Public Speaking Anxiety is Common



When I was taking my first psychology course in college, our professor was talking to us about different phobias and the anxieties they can cause. When she asked the class what people were most afraid of, about half of the students said speaking publicly. We would soon find out that public speaking anxiety is a relatively common phenomenon.

She asked us what it was that worried us the most about speaking in a public setting. Most people said that it was the idea of messing up, forgetting what to say, stammering or speaking too quickly, or looking out into the audience and seeing that people were bored.

The professor said that kind of public speaking anxiety stems from an insecurity that we have that people would judge us for such a mistake. She said for most people, a fear of speaking publicly is spawned by a lack of confidence and a fear of failure, and said that they really were unwarranted, because public speaking was difficult for most people.

A public speaking anxiety, she said, could also be caused by a low self-esteem. Some people, she said, do not feel that they are worthy of standing in front of a group of people and speaking, as they feel they will be ridiculed or it will be revealed that they are an impostor, because in the minds of many such people, they are.

It was really interesting to hear the reasons for public speaking anxiety, because I had never really thought about it like that.
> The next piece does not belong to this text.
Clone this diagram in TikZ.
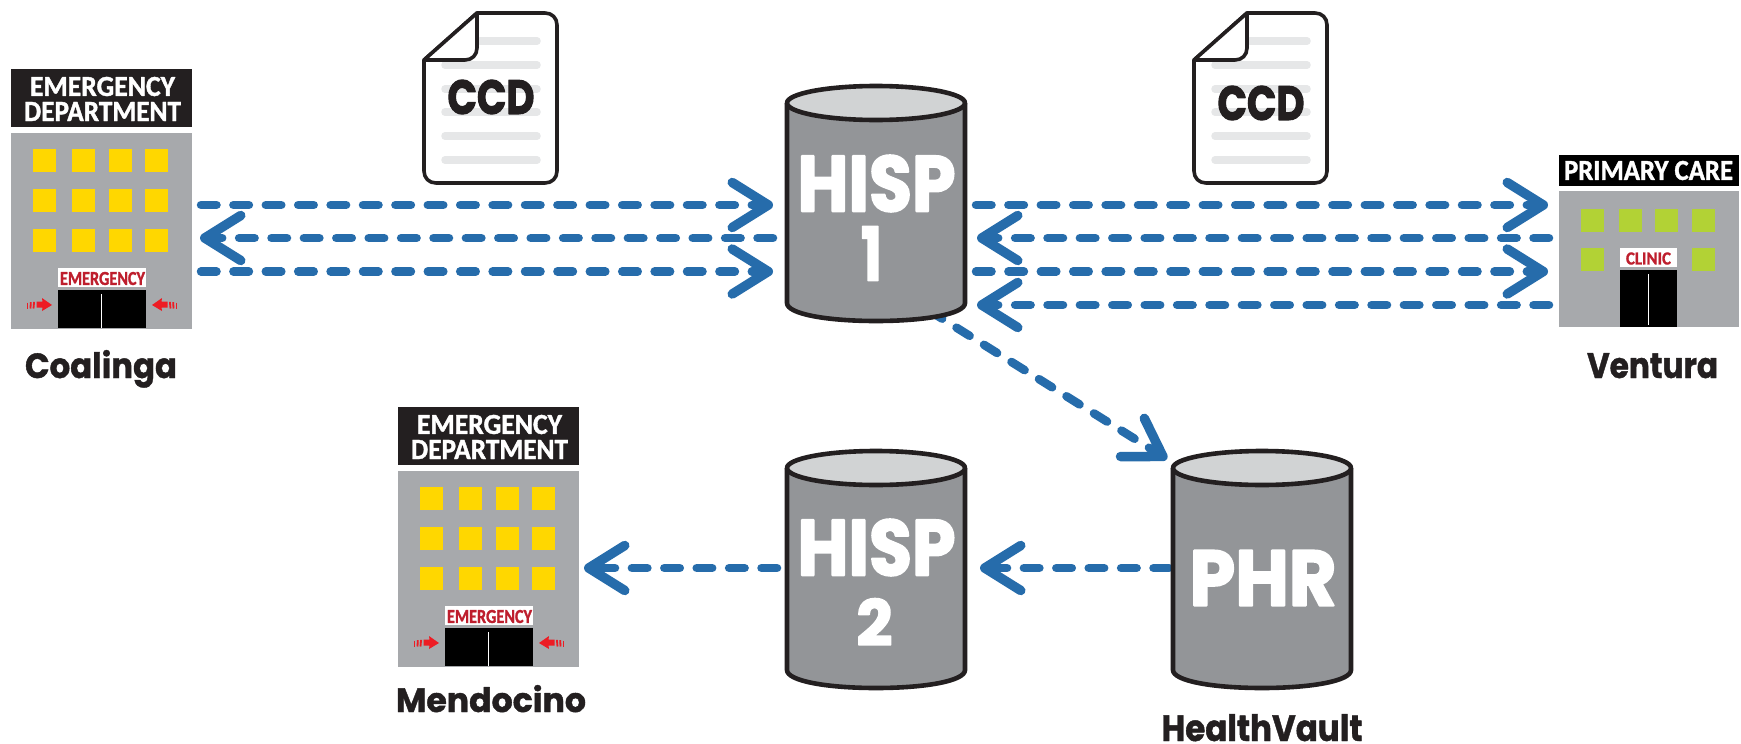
\documentclass[tikz,border=0pt]{standalone}
\usepackage{fontspec}
\usepackage{graphicx}
\usetikzlibrary{arrows.meta,backgrounds}
\newfontfamily\rnd{Poppins}[BoldFeatures={FakeBold=1.2}]
\newfontfamily\rndx{Poppins}[BoldFeatures={FakeBold=2.6}]
\newfontfamily\cond{Carlito}[BoldFeatures={FakeBold=1.4}]
\definecolor{ink}{HTML}{231F20}
\definecolor{flowblue}{HTML}{266CAB}
\definecolor{bldgray}{HTML}{A7A9AC}
\definecolor{cylbody}{HTML}{939598}
\definecolor{cyltop}{HTML}{D1D3D4}
\definecolor{winyellow}{HTML}{FFD700}
\definecolor{wingreen}{HTML}{B2D235}
\definecolor{signred}{HTML}{BE1E2D}
\definecolor{arrowred}{HTML}{ED1C24}
\definecolor{docline}{HTML}{E6E7E8}
\newcommand\fitt[3]{\resizebox{#1pt}{#2pt}{\special{pdf:code 1 j 1 J}#3}}
\tikzset{
  x=1pt,y=-1pt,
  txt/.style={inner sep=0pt,outer sep=0pt},
  block/.style={inner sep=0pt,outer sep=0pt,minimum width=#1pt},
  flow/.style={draw=flowblue,line width=8.5pt,line cap=round,dash pattern=on 15.5pt off 16.9pt,
    -{Straight Barb[length=36pt,width=45pt,line width=9.5pt,round,sep=0pt]}},
  cylline/.style={draw=ink,line width=4.6pt,line join=round},
  docedge/.style={draw=ink,line width=3.6pt,line join=round},
  docrule/.style={draw=docline,line width=7.5pt,line cap=round},
}
\newcommand\redarrow{%
  \fill[arrowred] (52,305) -- (42,298) -- (42.5,301.5) -- (36.5,301.5) -- (36.5,307.5) -- (42.5,307.5) -- (42,311) -- cycle;
  \foreach \q/\r in {27.5/0,30.5/0.3,33.5/0.6}{\draw[arrowred,line width=1.8pt] (\q+\r,302.5-\r) -- (\q,308.5);}
}
% emergency department building
\newcommand\edblock[3]{%
\begin{scope}[shift={(#2,#3)}]
  \fill[ink] (11,69) rectangle (192,127);
  \node[txt,text=white] (#1-a) at (102.5,86.5) {\fitt{145}{19}{\cond\bfseries EMERGENCY}};
  \node[txt,text=white] (#1-b) at (102.5,111.5) {\fitt{157}{19}{\cond\bfseries DEPARTMENT}};
  \node[block=181,minimum height=196pt,fill=bldgray,anchor=north west] (#1) at (11,133) {};
  \foreach \wx in {33,72,109,145}\foreach \wy in {149,189,229}{
    \fill[winyellow] (\wx,\wy) rectangle +(23,23);}
  \fill[white] (58,268) rectangle (146,287);
  \node[txt,text=signred] (#1-s) at (102.5,278.5) {\fitt{85}{13}{\cond\bfseries EMERGENCY}};
  \fill[black] (58,290) rectangle (146,328);
  \draw[white,line width=1pt] (101.5,294) -- (101.5,328);
  \redarrow
  \begin{scope}[shift={(204,0)},xscale=-1]\redarrow\end{scope}
\end{scope}}
% cylinder: name, left x, ellipse centre y, side end y
\newcommand\cyl[4]{%
\begin{scope}[shift={(#2,#3)}]
  \node[block=178,minimum height={(#4+35)*1pt},anchor=north west] (#1) at (0,-17) {};
  \draw[cylline,fill=cylbody] (0,0) -- (0,#4) .. controls (0,#4+11) and (40,#4+18) .. (89,#4+18)
     .. controls (138,#4+18) and (178,#4+11) .. (178,#4) -- (178,0);
  \draw[cylline,fill=cyltop] (89,0) ellipse [x radius=89,y radius=17];
\end{scope}}
% document icon
\newcommand\docicon[3]{%
\begin{scope}[shift={(#2,#3)}]
  \draw[docedge,fill=white] (424,60) -- (477,13) -- (545,13) .. controls (552,13) and (557,18) .. (557,25)
     -- (557,171) .. controls (557,178) and (552,183) .. (545,183) -- (436,183)
     .. controls (429,183) and (424,178) .. (424,171) -- cycle;
  \draw[docrule] (480,41) -- (537,41);
  \foreach \ly in {65,89,112,136,160}{\draw[docrule] (445,\ly) -- (537,\ly);}
  \draw[docedge,fill=white] (424,60) -- (477,13) -- (477,48) .. controls (477,55) and (472,60) .. (465,60) -- cycle;
\end{scope}}
\begin{document}
\begin{tikzpicture}
\begin{pgfonlayer}{background}
  \fill[white] (0,0) rectangle (1741,744);
\end{pgfonlayer}
\useasboundingbox (0,0) rectangle (1741,744);
% rows
\coordinate (rowa) at (0,205);
\coordinate (rowb) at (0,238);
\coordinate (rowc) at (0,271.5);
\coordinate (rowd) at (0,305);
\coordinate (rowe) at (0,568);
% documents
\docicon{docl}{0}{0}
\node[txt,text=ink] (ccdl) at (491,97) {\fitt{87}{34}{\rndx\bfseries CCD}};
\docicon{docr}{770}{0}
\node[txt,text=ink] (ccdr) at (1261,103) {\fitt{87}{34}{\rndx\bfseries CCD}};
% buildings
\edblock{coal}{0}{0}
\edblock{mend}{387}{338}
% primary care
\fill[black] (1559,155) rectangle (1739,186);
\node[txt,text=white] (pc) at (1648.5,170.5) {\fitt{169}{19}{\cond\bfseries PRIMARY CARE}};
\node[block=180,minimum height=136pt,fill=bldgray,anchor=north west] (vent) at (1559,191) {};
\foreach \wx in {1581,1619,1655,1692}{\fill[wingreen] (\wx,209) rectangle +(23,23);}
\foreach \wx in {1581,1692}{\fill[wingreen] (\wx,248) rectangle +(23,23);}
\fill[white] (1620,248) rectangle (1677,267);
\node[txt,text=signred] (clinic) at (1648.5,258.5) {\fitt{45}{12}{\cond\bfseries CLINIC}};
\fill[black] (1620,270) rectangle (1677,327);
\draw[white,line width=1pt] (1648,274) -- (1648,325);
% cylinders
\cyl{hispa}{787}{103}{200}
\cyl{hispb}{787}{468}{202}
\cyl{phr}{1173}{468}{202}
\node[txt,text=white] (hispat) at (876.5,183.5) {\fitt{158}{56}{\rndx\bfseries HISP}};
\node[txt,text=white] (one) at (871.5,253.5) {\fitt{21}{54}{\rndx\bfseries 1}};
\node[txt,text=white] (hispbt) at (876.5,547.5) {\fitt{158}{56}{\rndx\bfseries HISP}};
\node[txt,text=white] (two) at (874.5,622) {\fitt{36}{47}{\rndx\bfseries 2}};
\node[txt,text=white] (phrt) at (1263,578) {\fitt{147}{55}{\rndx\bfseries PHR}};
% labels
\node[txt,text=ink,anchor=base] (lcoal) at (101,378) {\fitt{152}{28}{\rnd\bfseries Coalinga}};
\node[txt,text=ink,anchor=base] (lmend) at (491,712) {\fitt{190}{27}{\rnd\bfseries Mendocino}};
\node[txt,text=ink,anchor=base] (lvent) at (1652.5,378) {\fitt{131}{25}{\rnd\bfseries Ventura}};
\node[txt,text=ink,anchor=base] (lheal) at (1262,741) {\fitt{201}{27}{\rnd\bfseries HealthVault}};
% connectors
\begin{pgfonlayer}{background}
  \draw[flow] ([xshift=9pt]coal.east |- rowa) -- ([xshift=-14pt]hispa.west |- rowa);
  \draw[flow] ([xshift=-14pt]hispa.west |- rowb) -- ([xshift=8pt]coal.east |- rowb);
  \draw[flow] ([xshift=9pt]coal.east |- rowc) -- ([xshift=-14pt]hispa.west |- rowc);
  \draw[flow] ([xshift=11pt]hispa.east |- rowa) -- ([xshift=-11pt]vent.west |- rowa);
  \draw[flow] ([xshift=-10pt]vent.west |- rowb) -- ([xshift=12pt]hispa.east |- rowb);
  \draw[flow] ([xshift=11pt]hispa.east |- rowc) -- ([xshift=-11pt]vent.west |- rowc);
  \draw[flow] ([xshift=-10pt]vent.west |- rowd) -- ([xshift=12pt]hispa.east |- rowd);
  \draw[flow] ([xshift=-36pt,yshift=10.5pt]hispa.south east) -- ([xshift=-6pt,yshift=-8pt]phr.north west);
  \draw[flow] ([xshift=-4pt]phr.west |- rowe) -- ([xshift=15pt]hispb.east |- rowe);
  \draw[flow] ([xshift=-10pt]hispb.west |- rowe) -- ([xshift=5pt]mend.east |- rowe);
\end{pgfonlayer}
\end{tikzpicture}
\end{document}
I had never really had much of a fear of public speaking, but I know that a lot of people do, and I had always just assumed that it was nervousness. When I started to understand why that anxiety came about in the first place, it was pretty amazing.
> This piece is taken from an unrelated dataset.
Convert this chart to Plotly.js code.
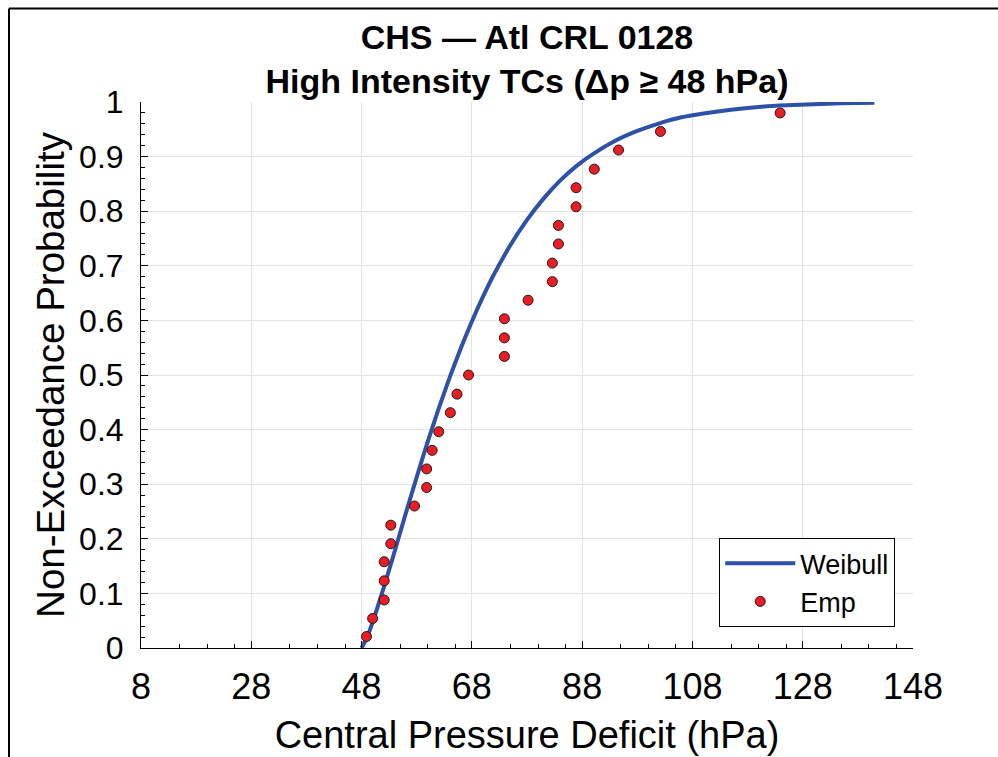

Then our professor made a lot of the student's worst nightmares come true when she asked everyone who had said public speaking was a major phobia of theirs to come to the next class with a one-minute speech prepared about why such a phobia is unfounded.

You could hear a collective grumbling by those with public speaking anxiety, and I was grateful that I had not mentioned that my biggest phobia was heights. I can only imagine what she would have made me do for the next class!

As it turned out, the students who mentioned having a public speaking anxiety really benefited from the exercise. I think they realized that most people really didn't care how they looked or talked, but just that they had something important to say. When the class was over, I heard many of the students say that they were glad they had done it and that it had really helped them.